Tenho meditado e sinto-me tranquila, de um modo geral. Não significa que consiga ver uma temporada de Casa de Papel de enfiada (vi em 4 dias). Continuo a ter bicho carpinteiro que me impede de fazer longas maratonas em frente a um ecrã.

Conquistas? Também há!

Tenho cozinhado mais. Já fiz um bolo tão bom que foi dividido em pequenos quadradinhos para durar o máximo possível. Ainda durou uma semana, palmas para mim!

Estou a gostar mais de plantas.
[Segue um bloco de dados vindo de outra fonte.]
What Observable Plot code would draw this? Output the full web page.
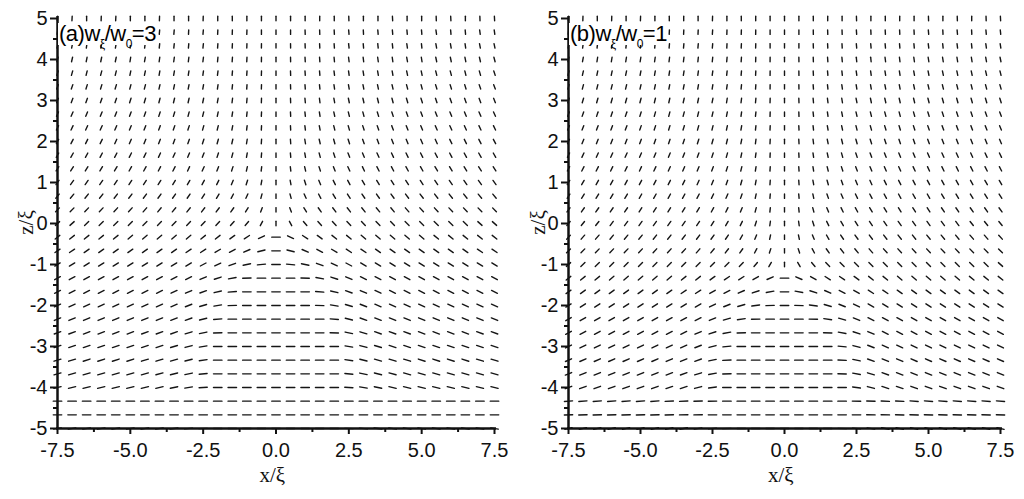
<!DOCTYPE html>
<html><head><meta charset="utf-8">
<script src="https://cdn.jsdelivr.net/npm/d3@7"></script>
<script src="https://cdn.jsdelivr.net/npm/@observablehq/plot@0.6"></script>
<style>
body{margin:0;background:#fff;}
#wrap{position:relative;width:1024px;height:499px;overflow:hidden;}
.panel{position:absolute;top:0;width:512px;height:499px;}
.lab{position:absolute;background:#fff;font-family:"Liberation Sans",Arial,sans-serif;font-size:22px;color:#000;line-height:1;padding:0 1px;white-space:nowrap;letter-spacing:-0.5px;}
.lab sub{font-size:12px;vertical-align:-7px;line-height:0;}
.axl{position:absolute;font-family:"Liberation Serif","Times New Roman",serif;font-size:21px;line-height:1;color:#111;white-space:nowrap;}
</style></head><body><div id="wrap"></div>
<script>
const xs = [-7.5,-7,-6.5,-6,-5.5,-5,-4.5,-4,-3.5,-3,-2.5,-2,-1.5,-1,-0.5,0,0.5,1,1.5,2,2.5,3,3.5,4,4.5,5,5.5,6,6.5,7,7.5];
const zs = [5,4.667,4.333,4,3.667,3.333,3,2.667,2.333,2,1.667,1.333,1,0.667,0.333,0,-0.333,-0.667,-1,-1.333,-1.667,-2,-2.333,-2.667,-3,-3.333,-3.667,-4,-4.333,-4.667,-5];

// director angle (degrees, clockwise from vertical) for panel (a) w_xi/w_0 = 3
const anglesA = [
[3,3,0,2,3,0,0,2,0,0,2,0,0,0,0,0,0,0,0,0,-2,0,0,-3,0,0,-2,-3,0,-2,-3],
[8,8,5,5,8,5,5,5,5,3,5,3,2,2,0,0,0,-2,-2,-3,-5,-3,-5,-5,-5,-5,-8,-5,-5,-8,-8],
[12,11,8,10,10,6,8,6,6,5,6,4,3,2,1,0,-1,-2,-3,-4,-6,-5,-6,-6,-8,-6,-10,-10,-8,-11,-12],
[15,13,11,12,12,9,10,8,8,7,7,5,4,3,1,0,-1,-3,-4,-5,-7,-7,-8,-8,-10,-9,-12,-12,-11,-13,-15],
[18,16,14,15,14,12,12,10,10,9,8,7,5,4,2,0,-2,-4,-5,-7,-8,-9,-10,-10,-12,-12,-14,-15,-14,-16,-18],
[20,19,17,17,17,15,15,13,12,11,10,8,6,4,2,0,-2,-4,-6,-8,-10,-11,-12,-13,-15,-15,-17,-17,-17,-19,-20],
[22,21,20,20,19,18,17,15,14,13,12,10,7,5,2,0,-2,-5,-7,-10,-12,-13,-14,-15,-17,-18,-19,-20,-20,-21,-22],
[24,23,22,22,21,20,19,18,17,15,14,12,9,6,3,0,-3,-6,-9,-12,-14,-15,-17,-18,-19,-20,-21,-22,-22,-23,-24],
[26,25,24,24,23,22,21,20,19,18,16,14,11,7,3,0,-3,-7,-11,-14,-16,-18,-19,-20,-21,-22,-23,-24,-24,-25,-26],
[28,27,26,26,25,24,23,22,21,20,18,16,13,9,4,0,-4,-9,-13,-16,-18,-20,-21,-22,-23,-24,-25,-26,-26,-27,-28],
[30,30,29,28,28,27,26,25,24,22,21,18,15,10,5,0,-5,-10,-15,-18,-21,-22,-24,-25,-26,-27,-28,-28,-29,-30,-30],
[33,33,32,31,31,30,29,28,27,25,24,21,18,13,7,0,-7,-13,-18,-21,-24,-25,-27,-28,-29,-30,-31,-31,-32,-33,-33],
[36,36,35,35,34,33,33,32,31,30,28,26,23,18,10,0,-10,-18,-23,-26,-28,-30,-31,-32,-33,-33,-34,-35,-35,-36,-36],
[40,40,39,39,38,38,37,36,35,34,33,31,28,24,15,0,-15,-24,-28,-31,-33,-34,-35,-36,-37,-38,-38,-39,-39,-40,-40],
[44,44,43,43,42,42,41,40,40,39,38,37,35,32,20,0,-20,-32,-35,-37,-38,-39,-40,-40,-41,-42,-42,-43,-43,-44,-44],
[48,48,47,47,47,46,46,45,45,44,44,43,42,40,28,0,-28,-40,-42,-43,-44,-44,-45,-45,-46,-46,-47,-47,-47,-48,-48],
[52,52,51,51,51,50,50,50,50,50,51,52,54,57,65,90,-65,-57,-54,-52,-51,-50,-50,-50,-50,-50,-51,-51,-51,-52,-52],
[56,56,55,55,55,55,55,55,55,56,57,59,62,66,76,90,-76,-66,-62,-59,-57,-56,-55,-55,-55,-55,-55,-55,-55,-56,-56],
[59,59,58,58,58,58,58,58,59,60,62,65,70,78,85,90,-85,-78,-70,-65,-62,-60,-59,-58,-58,-58,-58,-58,-58,-59,-59],
[62,62,61,61,61,61,61,62,63,64,67,72,80,88,90,90,-90,-88,-80,-72,-67,-64,-63,-62,-61,-61,-61,-61,-61,-62,-62],
[64,64,63,63,63,63,64,64,65,67,70,77,86,90,90,90,-90,-90,-86,-77,-70,-67,-65,-64,-64,-63,-63,-63,-63,-64,-64],
[66,66,65,65,65,65,66,66,67,69,73,80,88,90,90,90,-90,-90,-88,-80,-73,-69,-67,-66,-66,-65,-65,-65,-65,-66,-66],
[68,68,67,67,67,67,68,68,69,71,76,86,90,90,90,90,-90,-90,-90,-86,-76,-71,-69,-68,-68,-67,-67,-67,-67,-68,-68],
[70,70,69,69,69,69,70,70,71,73,78,88,90,90,90,90,-90,-90,-90,-88,-78,-73,-71,-70,-70,-69,-69,-69,-69,-70,-70],
[72,71,71,71,71,71,71,72,73,75,80,89,90,90,90,90,-90,-90,-90,-89,-80,-75,-73,-72,-71,-71,-71,-71,-71,-71,-72],
[73,73,72,72,72,72,73,73,74,76,82,90,90,90,90,90,-90,-90,-90,-90,-82,-76,-74,-73,-73,-72,-72,-72,-72,-73,-73],
[74,74,74,74,74,74,74,75,76,78,84,90,90,90,90,90,-90,-90,-90,-90,-84,-78,-76,-75,-74,-74,-74,-74,-74,-74,-74],
[76,76,76,76,76,76,76,77,78,80,86,90,90,90,90,90,-90,-90,-90,-90,-86,-80,-78,-77,-76,-76,-76,-76,-76,-76,-76],
[90,90,90,90,90,90,90,90,90,90,90,90,90,90,90,90,90,90,90,90,90,90,90,90,90,90,90,90,90,90,90],
[90,90,90,90,90,90,90,90,90,90,90,90,90,90,90,90,90,90,90,90,90,90,90,90,90,90,90,90,90,90,90],
[80,80,80,80,80,80,80,80,82,84,88,90,90,90,90,90,-90,-90,-90,-90,-88,-84,-82,-80,-80,-80,-80,-80,-80,-80,-80]
];

// director angle for panel (b) w_xi/w_0 = 1
const anglesB = [
[3,2,0,2,0,2,0,0,0,0,2,0,0,0,0,0,0,0,0,0,-2,0,0,0,0,-2,0,-2,0,-2,-3],
[6,5,3,5,3,5,3,3,3,3,4,2,2,1,0,0,0,-1,-2,-2,-4,-3,-3,-3,-3,-5,-3,-5,-3,-5,-6],
[9,8,6,7,6,7,5,5,5,5,5,3,3,2,0,0,0,-2,-3,-3,-5,-5,-5,-5,-5,-7,-6,-7,-6,-8,-9],
[12,10,9,9,9,9,8,7,7,6,6,5,4,2,1,0,-1,-2,-4,-5,-6,-6,-7,-7,-8,-9,-9,-9,-9,-10,-12],
[14,13,12,12,12,11,10,9,9,8,8,6,5,3,1,0,-1,-3,-5,-6,-8,-8,-9,-9,-10,-11,-12,-12,-12,-13,-14],
[16,15,14,14,14,13,12,11,11,10,9,8,6,4,1,0,-1,-4,-6,-8,-9,-10,-11,-11,-12,-13,-14,-14,-14,-15,-16],
[18,17,16,16,16,15,14,13,13,12,11,9,7,5,2,0,-2,-5,-7,-9,-11,-12,-13,-13,-14,-15,-16,-16,-16,-17,-18],
[20,19,18,18,18,17,16,15,15,14,13,11,8,6,2,0,-2,-6,-8,-11,-13,-14,-15,-15,-16,-17,-18,-18,-18,-19,-20],
[22,21,20,20,20,19,18,17,17,16,14,12,10,6,3,0,-3,-6,-10,-12,-14,-16,-17,-17,-18,-19,-20,-20,-20,-21,-22],
[24,23,22,22,22,21,20,19,19,18,16,14,11,7,3,0,-3,-7,-11,-14,-16,-18,-19,-19,-20,-21,-22,-22,-22,-23,-24],
[26,25,24,24,24,23,22,22,21,20,18,16,12,8,3,0,-3,-8,-12,-16,-18,-20,-21,-22,-22,-23,-24,-24,-24,-25,-26],
[28,27,27,26,26,25,25,24,23,22,20,18,14,9,4,0,-4,-9,-14,-18,-20,-22,-23,-24,-25,-25,-26,-26,-27,-27,-28],
[30,30,29,29,28,28,27,27,26,25,23,20,16,10,4,0,-4,-10,-16,-20,-23,-25,-26,-27,-27,-28,-28,-29,-29,-30,-30],
[33,32,32,31,31,30,30,29,29,28,26,23,19,12,5,0,-5,-12,-19,-23,-26,-28,-29,-29,-30,-30,-31,-31,-32,-32,-33],
[36,35,35,34,34,33,33,32,32,31,29,26,22,15,6,0,-6,-15,-22,-26,-29,-31,-32,-32,-33,-33,-34,-34,-35,-35,-36],
[39,38,38,37,37,36,36,36,35,34,32,30,26,18,8,0,-8,-18,-26,-30,-32,-34,-35,-36,-36,-36,-37,-37,-38,-38,-39],
[42,41,41,40,40,40,39,39,38,37,36,34,30,22,12,0,-12,-22,-30,-34,-36,-37,-38,-39,-39,-40,-40,-40,-41,-41,-42],
[45,44,44,43,43,43,42,42,42,41,40,38,35,28,18,0,-18,-28,-35,-38,-40,-41,-42,-42,-42,-43,-43,-43,-44,-44,-45],
[48,47,47,46,46,46,46,46,46,46,46,46,45,40,30,0,-30,-40,-45,-46,-46,-46,-46,-46,-46,-46,-46,-46,-47,-47,-48],
[52,51,51,50,50,50,50,50,51,52,54,56,58,60,66,90,-66,-60,-58,-56,-54,-52,-51,-50,-50,-50,-50,-50,-51,-51,-52],
[55,54,54,54,54,54,54,55,56,58,60,63,66,72,80,90,-80,-72,-66,-63,-60,-58,-56,-55,-54,-54,-54,-54,-54,-54,-55],
[58,57,57,57,57,57,57,58,59,61,64,68,74,82,88,90,-88,-82,-74,-68,-64,-61,-59,-58,-57,-57,-57,-57,-57,-57,-58],
[60,60,60,60,60,60,60,61,62,64,68,74,82,89,90,90,-90,-89,-82,-74,-68,-64,-62,-61,-60,-60,-60,-60,-60,-60,-60],
[62,62,62,62,62,62,62,63,64,67,72,80,88,90,90,90,-90,-90,-88,-80,-72,-67,-64,-63,-62,-62,-62,-62,-62,-62,-62],
[64,64,64,64,64,64,64,65,66,69,75,84,90,90,90,90,-90,-90,-90,-84,-75,-69,-66,-65,-64,-64,-64,-64,-64,-64,-64],
[66,66,66,66,66,66,66,67,68,71,78,87,90,90,90,90,-90,-90,-90,-87,-78,-71,-68,-67,-66,-66,-66,-66,-66,-66,-66],
[68,68,68,68,68,68,68,69,70,73,80,88,90,90,90,90,-90,-90,-90,-88,-80,-73,-70,-69,-68,-68,-68,-68,-68,-68,-68],
[70,70,70,70,70,70,70,71,72,75,82,89,90,90,90,90,-90,-90,-90,-89,-82,-75,-72,-71,-70,-70,-70,-70,-70,-70,-70],
[86,86,86,86,86,86,86,87,87,88,89,90,90,90,90,90,-90,-90,-90,-90,-89,-88,-87,-87,-86,-86,-86,-86,-86,-86,-86],
[88,88,88,88,88,88,88,88,89,89,90,90,90,90,90,90,-90,-90,-90,-90,-90,-89,-89,-88,-88,-88,-88,-88,-88,-88,-88],
[76,76,76,76,76,76,76,77,78,80,84,88,90,90,90,90,-90,-90,-90,-88,-84,-80,-78,-77,-76,-76,-76,-76,-76,-76,-76]
];

const xTicks = [-7.5,-5,-2.5,0,2.5,5,7.5];
const xMinor = [-6.25,-3.75,-1.25,1.25,3.75,6.25];
const zTicks = [-5,-4,-3,-2,-1,0,1,2,3,4,5];
const zMinor = [-4.5,-3.5,-2.5,-1.5,-0.5,0.5,1.5,2.5,3.5,4.5];

const panels = [
  {tag: "(a)", ratio: "3", angles: anglesA, left: 0, ml: 57, mr: 18},
  {tag: "(b)", ratio: "1", angles: anglesB, left: 512, ml: 56, mr: 24}
];

const seg = {draw(context, l) { context.moveTo(0, 0); context.lineTo(0, -l); }};
const wrap = document.getElementById("wrap");

for (const p of panels) {
  const data = [];
  zs.forEach((z, j) => xs.forEach((x, i) => data.push({x, z, a: p.angles[j][i]})));
  const chart = Plot.plot({
    width: 512, height: 499,
    marginLeft: p.ml, marginRight: p.mr, marginTop: 18, marginBottom: 71,
    style: {fontFamily: "'Liberation Sans', Arial, sans-serif", fontSize: "20px", color: "#111", background: "transparent", overflow: "visible"},
    x: {domain: [-7.5, 7.5]},
    y: {domain: [-5, 5]},
    length: {type: "pow", exponent: 2, domain: [0, 90], range: [4.5, 8.5]},
    marks: [
      Plot.vector(data, {x: "x", y: "z", rotate: "a", length: d => Math.abs(d.a), anchor: "middle", shape: seg, stroke: "#151515", strokeWidth: 1.4}),
      Plot.axisX({ticks: xTicks, tickSize: 6, tickPadding: 8, tickFormat: d => d.toFixed(1), strokeWidth: 2, label: null}),
      Plot.axisX({ticks: xMinor, tickSize: 4, tickFormat: () => "", strokeWidth: 2, label: null}),
      Plot.axisY({ticks: zTicks, tickSize: 7, tickPadding: 3, tickFormat: d => String(d), strokeWidth: 2, label: null}),
      Plot.axisY({ticks: zMinor, tickSize: 4, tickFormat: () => "", strokeWidth: 2, label: null}),
      Plot.ruleY([-5], {stroke: "#111", strokeWidth: 2.5, insetLeft: -1, insetRight: -2}),
      Plot.ruleX([-7.5], {stroke: "#111", strokeWidth: 2.5, insetTop: -2, insetBottom: -1})
    ]
  });
  const div = document.createElement("div");
  div.className = "panel";
  div.style.left = p.left + "px";
  div.appendChild(chart);
  const lab = document.createElement("div");
  lab.className = "lab";
  lab.style.left = (p.ml + 1) + "px";
  lab.style.top = "23px";
  lab.innerHTML = p.tag + "w<sub>ξ</sub>/w<sub>0</sub>=" + p.ratio;
  div.appendChild(lab);
  const xl = document.createElement("div");
  xl.className = "axl";
  xl.textContent = "x/ξ";
  const cx = p.ml + (512 - p.ml - p.mr) / 2;
  xl.style.left = (cx - 16) + "px";
  xl.style.top = "465px";
  div.appendChild(xl);
  const zl = document.createElement("div");
  zl.className = "axl";
  zl.textContent = "z/ξ";
  zl.style.left = "14px";
  zl.style.top = "212px";
  zl.style.transform = "rotate(-90deg)";
  zl.style.transformOrigin = "center";
  div.appendChild(zl);
  wrap.appendChild(div);
}
</script></body></html>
Pouco ou nada ligava às que tenho na minha varanda, mas agora começo a apreciar e gosto de acompanhar o seu crescimento. Tenho um vaso de orquídeas que estão quase, quase a nascer e é mesmo giro ver a evolução diária.

Voltei a pegar na minha velha amiga guitarra, de quem tinha milhões de saudades. Toquei até ficar com calos nos dedos da mão esquerda (entendedores entenderão).

Li mais um livro em inglês, algo que queria fazer com mais frequência este ano. Talvez escreva sobre ele, em breve.

Tenho pairado aqui pelo Letra Éme mais vezes que nos últimos seis meses. 

Agora, as partes menos boas...

Abril é o meu mês. É o mês dos aniversários, das festas, das surpresas, do convívio com as pessoas. Por isso custa estar longe, claro que custa, era mau sinal se não custasse.

Sinto que as videochamadas são sempre curtas demais, tenho saudades de falar com as pessoas sem horas marcadas e sem perguntar 39 vezes se me vêem/ouvem bem. Enfim. Todos fazemos o nosso possível e fico feliz por continuar a ter quem ature as minhas parvoíces dia após dia, semana após semana.

Não é possível estarmos super felizes e produtivos a toda a hora. Haverá momentos em que um mês parecem dez e parece que nada acontece. Haverá momentos em que somos assombrados pela impotência do agora e pela incerteza do futuro. Gosto de pensar que enquanto houver aspetos positivos a somar à equação, valerá tudo a pena, mas há dias em que é verdadeiramente difícil e assustador.

Identificam-se com alguma destas coisas? Como está a ser, desse lado?

Desejo-vos a continuação de uma quarentena o mais sã possível, com todos os altos e todos baixos, porque é importante aceitarmos esta dualidade. Obrigada também a quem tem vindo aqui deixar os seus comentários, são sempre bem-vindos!